The European Union sets the extent of the sanctions in legislation depending on the degree of discrepancy between the size of the area claimed by the farmer and the actual size of the area cultivated by him/her.

Since the process of the remote sensing control can be affected by multiple faults, a tolerance interval shall be determined. This interval shall be incorporated into the compensation mechanisms as regards of area discrepancies when applying remote sensing control.

2. MATERIALS AND METHODS

During the remote sensing control both the so-called farmer drawings (the outlines of cultivated parcels drawn on the web surface by farmers) and the parcel maps vectorised by using the remote sensing images.

Primarily the following sources of errors called for the establishment of the measurement tolerance interval: 1: the size of the scale of agricultural activities; 2: the inaccuracy during the claiming process (farmer drawings); 3: the inaccuracy of the control data sources and 4: the inaccuracy of the control methods.

The essence of validation of orthoimagery is to calculate more exact tolerance value in an environment similar to that of the parcel assessment.

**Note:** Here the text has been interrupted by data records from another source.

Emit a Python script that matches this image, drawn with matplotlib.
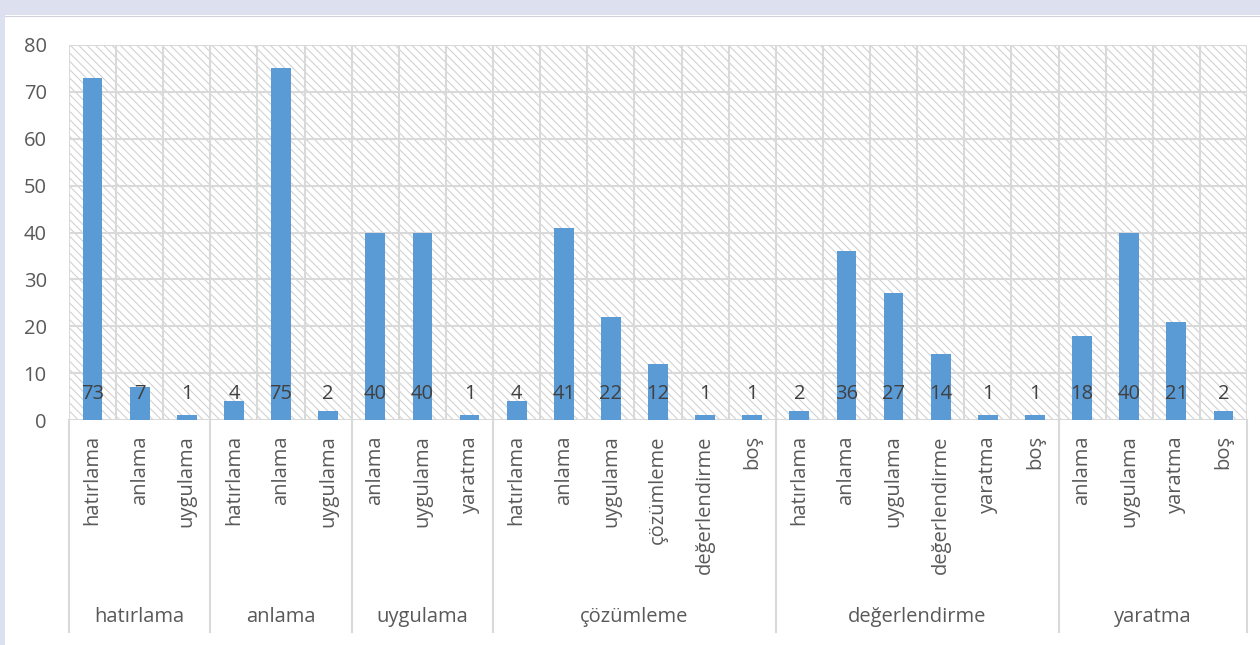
import matplotlib
matplotlib.use("Agg")
import matplotlib.pyplot as plt
from matplotlib.patches import Rectangle
from matplotlib.lines import Line2D
import matplotlib.transforms as mtransforms

plt.rcParams['font.family'] = ['Open Sans', 'DejaVu Sans']
plt.rcParams['hatch.linewidth'] = 0.8

groups = ["hatırlama", "anlama", "uygulama", "çözümleme", "değerlendirme", "yaratma"]
sub_labels = [
    ["hatırlama", "anlama", "uygulama"],
    ["hatırlama", "anlama", "uygulama"],
    ["anlama", "uygulama", "yaratma"],
    ["hatırlama", "anlama", "uygulama", "çözümleme", "değerlendirme", "boş"],
    ["hatırlama", "anlama", "uygulama", "değerlendirme", "yaratma", "boş"],
    ["anlama", "uygulama", "yaratma", "boş"],
]
values = [
    [73, 7, 1],
    [4, 75, 2],
    [40, 40, 1],
    [4, 41, 22, 12, 1, 1],
    [2, 36, 27, 14, 1, 1],
    [18, 40, 21, 2],
]
y_ticks = [0, 10, 20, 30, 40, 50, 60, 70, 80]

FS = 14.5
W, H = 1260, 645
fig = plt.figure(figsize=(W / 100, H / 100), dpi=100)
fig.patch.set_facecolor("white")
# outer frame strips
fig.patches.append(Rectangle((0, 1 - 15 / H), 1, 15 / H, transform=fig.transFigure,
                             facecolor="#dde1ef", edgecolor="none", zorder=0))
fig.patches.append(Rectangle((0, 0), 5 / W, 1, transform=fig.transFigure,
                             facecolor="#dde1ef", edgecolor="none", zorder=0))
fig.add_artist(Line2D([5 / W, 1], [1 - 16 / H, 1 - 16 / H], transform=fig.transFigure,
                      color="#d0d3dc", lw=0.8))

left, right, bottom, top = 69, 1247, 420, 45
ax = fig.add_axes([left / W, 1 - bottom / H, (right - left) / W, (bottom - top) / H])

flat_labels = [s for g in sub_labels for s in g]
flat_vals = [v for g in values for v in g]
n = len(flat_vals)
xs = list(range(n))

ax.set_xlim(-0.5, n - 0.5)
ax.set_ylim(0, 80)
ax.patch.set_facecolor("white")
bg = Rectangle((0, 0), 1, 1, transform=ax.transAxes, facecolor="white",
               edgecolor="#d2d2d2", hatch="\\\\\\\\", lw=0, zorder=0)
ax.add_patch(bg)

grid_c = "#d9d9d9"
for yv in y_ticks:
    ax.axhline(yv, color=grid_c, lw=1.5, zorder=1)
for i in range(n + 1):
    ax.axvline(i - 0.5, color=grid_c, lw=1.5, zorder=1)

ax.bar(xs, flat_vals, width=0.42, color="#5b9bd5", zorder=3)

for x, v in zip(xs, flat_vals):
    ax.annotate(str(v), (x, 0), xytext=(0, 19), textcoords="offset points",
                ha="center", va="center", fontsize=FS, color="#404040", zorder=4)

for s in ax.spines.values():
    s.set_visible(False)

ax.set_yticks(y_ticks)
ax.set_yticklabels([str(t) for t in y_ticks], fontsize=FS, color="#595959")
ax.tick_params(axis="y", length=0, pad=16)
ax.set_xticks(xs)
ax.set_xticklabels(flat_labels, rotation=90, fontsize=FS, color="#595959", va="top", ha="center")
ax.tick_params(axis="x", length=0, pad=11)

trans = mtransforms.blended_transform_factory(ax.transData, ax.transAxes)
y_sep = -(632 - 420) / (420 - 45)
y_grp = -(617 - 420) / (420 - 45)
start = 0
bounds = [0]
for gi, g in enumerate(sub_labels):
    end = start + len(g)
    bounds.append(end)
    ax.text((start + end - 1) / 2, y_grp, groups[gi], transform=trans, ha="center",
            va="center", fontsize=FS, color="#595959")
    start = end
for b in bounds:
    ax.add_line(Line2D([b - 0.5, b - 0.5], [0, y_sep], transform=trans, color=grid_c,
                       lw=1.5, clip_on=False))

fig.savefig("out.png", dpi=100)
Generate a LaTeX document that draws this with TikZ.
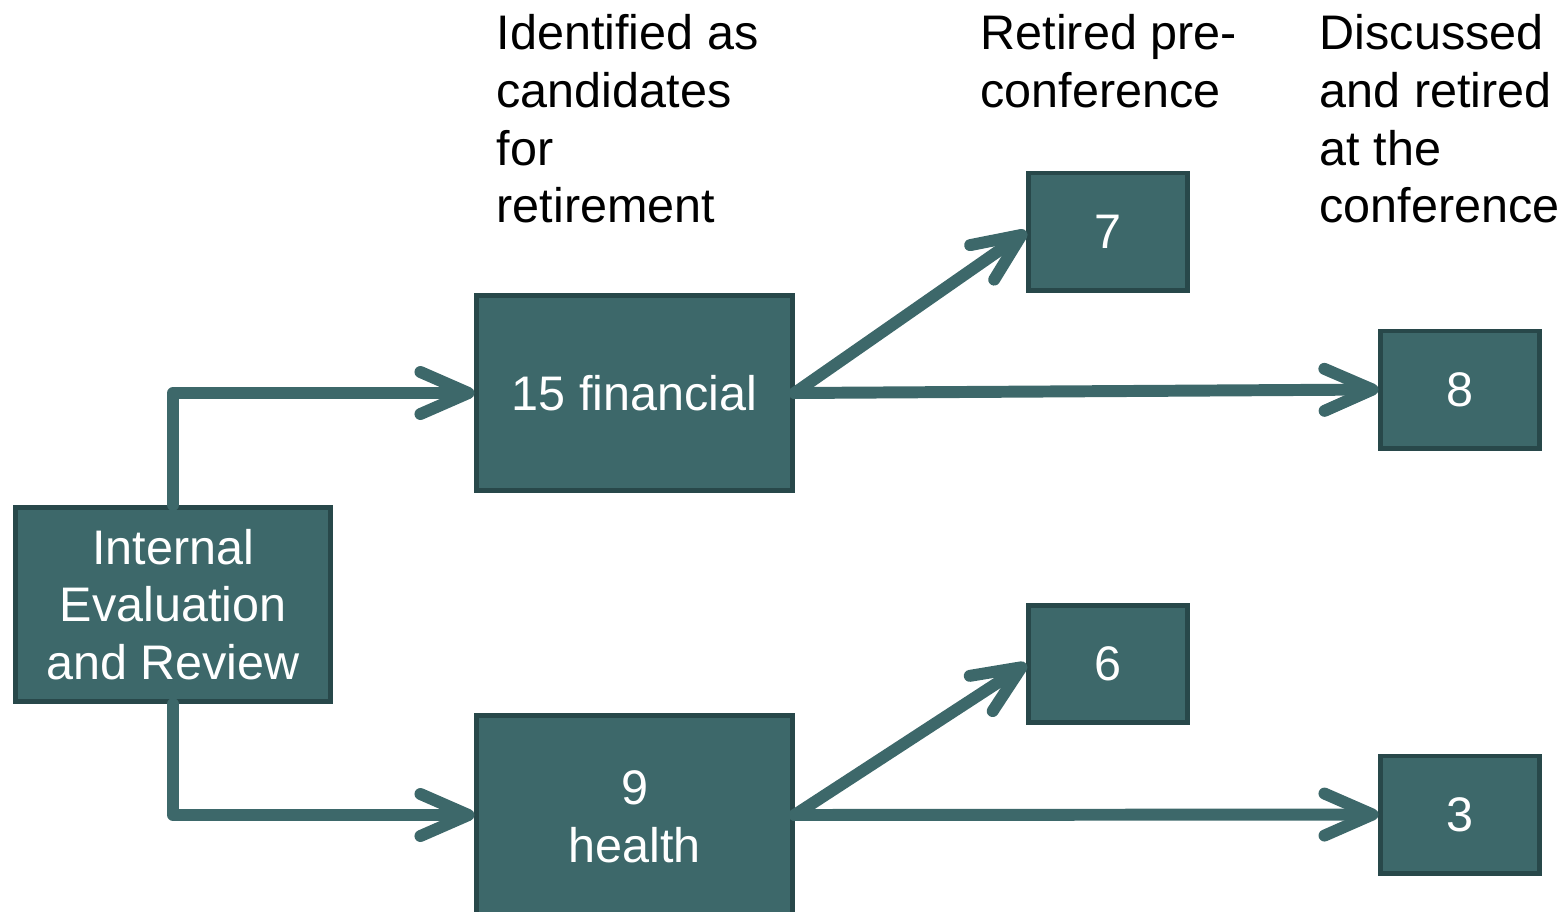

This tolerance value is adequate for both the local circumstances (e.g. terrain and parcel structure) and the sensory (e.g. radiometric or spectral) attributes of the reference images.

The goal of validation of orthoimagery is only to determine the tolerance value (in metres) used in CwRS (Control with Remote Sensing) processes.

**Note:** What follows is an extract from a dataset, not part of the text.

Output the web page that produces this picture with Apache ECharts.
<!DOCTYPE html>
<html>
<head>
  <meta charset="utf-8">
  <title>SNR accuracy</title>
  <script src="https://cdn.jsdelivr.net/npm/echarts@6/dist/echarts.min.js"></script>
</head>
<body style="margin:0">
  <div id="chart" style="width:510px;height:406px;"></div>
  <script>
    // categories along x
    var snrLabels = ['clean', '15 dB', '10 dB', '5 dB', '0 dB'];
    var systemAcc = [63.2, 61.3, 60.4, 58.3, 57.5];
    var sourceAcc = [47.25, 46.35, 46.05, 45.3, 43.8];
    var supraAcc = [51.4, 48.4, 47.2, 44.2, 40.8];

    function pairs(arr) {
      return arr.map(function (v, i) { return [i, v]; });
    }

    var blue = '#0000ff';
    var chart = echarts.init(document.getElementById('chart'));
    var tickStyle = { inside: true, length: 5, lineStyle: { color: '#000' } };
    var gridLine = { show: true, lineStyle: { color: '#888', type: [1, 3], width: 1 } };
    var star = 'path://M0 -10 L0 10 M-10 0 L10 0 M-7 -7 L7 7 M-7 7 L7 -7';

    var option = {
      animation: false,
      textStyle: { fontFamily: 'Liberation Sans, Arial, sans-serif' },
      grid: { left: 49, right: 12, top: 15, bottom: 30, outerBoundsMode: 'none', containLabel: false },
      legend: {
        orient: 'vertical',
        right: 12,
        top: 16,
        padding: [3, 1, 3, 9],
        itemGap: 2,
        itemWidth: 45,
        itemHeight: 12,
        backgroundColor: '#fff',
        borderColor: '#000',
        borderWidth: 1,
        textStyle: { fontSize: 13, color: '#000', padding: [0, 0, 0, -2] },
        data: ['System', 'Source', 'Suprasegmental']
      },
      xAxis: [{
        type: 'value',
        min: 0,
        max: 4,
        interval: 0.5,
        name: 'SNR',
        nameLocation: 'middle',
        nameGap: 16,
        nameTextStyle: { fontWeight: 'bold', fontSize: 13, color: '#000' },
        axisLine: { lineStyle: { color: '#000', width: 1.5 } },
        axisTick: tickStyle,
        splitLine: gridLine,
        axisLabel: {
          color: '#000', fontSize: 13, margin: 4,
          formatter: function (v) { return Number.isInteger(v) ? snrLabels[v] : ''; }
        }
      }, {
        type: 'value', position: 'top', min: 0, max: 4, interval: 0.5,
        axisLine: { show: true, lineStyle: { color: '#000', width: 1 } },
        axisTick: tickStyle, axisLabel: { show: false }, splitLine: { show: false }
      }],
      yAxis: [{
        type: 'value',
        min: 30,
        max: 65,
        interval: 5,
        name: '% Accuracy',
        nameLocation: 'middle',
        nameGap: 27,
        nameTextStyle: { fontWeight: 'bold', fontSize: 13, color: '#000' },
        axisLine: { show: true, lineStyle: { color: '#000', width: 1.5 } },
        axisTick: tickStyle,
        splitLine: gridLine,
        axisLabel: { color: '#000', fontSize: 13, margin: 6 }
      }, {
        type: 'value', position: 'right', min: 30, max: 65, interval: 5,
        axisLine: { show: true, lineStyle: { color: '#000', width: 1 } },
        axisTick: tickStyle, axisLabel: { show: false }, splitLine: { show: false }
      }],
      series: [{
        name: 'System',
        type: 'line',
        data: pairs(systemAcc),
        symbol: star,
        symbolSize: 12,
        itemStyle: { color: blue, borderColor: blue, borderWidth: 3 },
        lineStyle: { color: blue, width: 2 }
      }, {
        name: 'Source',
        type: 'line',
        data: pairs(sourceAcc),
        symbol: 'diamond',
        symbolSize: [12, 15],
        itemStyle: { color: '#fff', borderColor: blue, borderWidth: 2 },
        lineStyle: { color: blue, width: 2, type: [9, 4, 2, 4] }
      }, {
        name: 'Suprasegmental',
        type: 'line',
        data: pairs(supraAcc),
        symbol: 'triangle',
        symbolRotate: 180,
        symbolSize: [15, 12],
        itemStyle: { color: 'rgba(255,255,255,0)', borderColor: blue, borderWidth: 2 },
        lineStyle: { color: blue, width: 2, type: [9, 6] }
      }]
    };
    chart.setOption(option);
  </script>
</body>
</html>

Although the parcels selected for the validation provide a representative sample of the given parcel structure, besides VHR (very high resolution imagery) as the primary reference the validation does not take other references, such as a physical block, other claims, other vector layers or local interpretation rules into account.

According to the European Commission Regulation a Member State are required to use "means proven to assure measurement of quality at least equivalent to that required by applicable technical standard, as drawn up at Community level" [5].

The quality of a measurement tool can be characterized by a number of parameters such as its bias, precision and accuracy. Assuming there is no bias, it can also be characterized by its reproducibility limit, which is the parameter used to determine the technical tolerance [6].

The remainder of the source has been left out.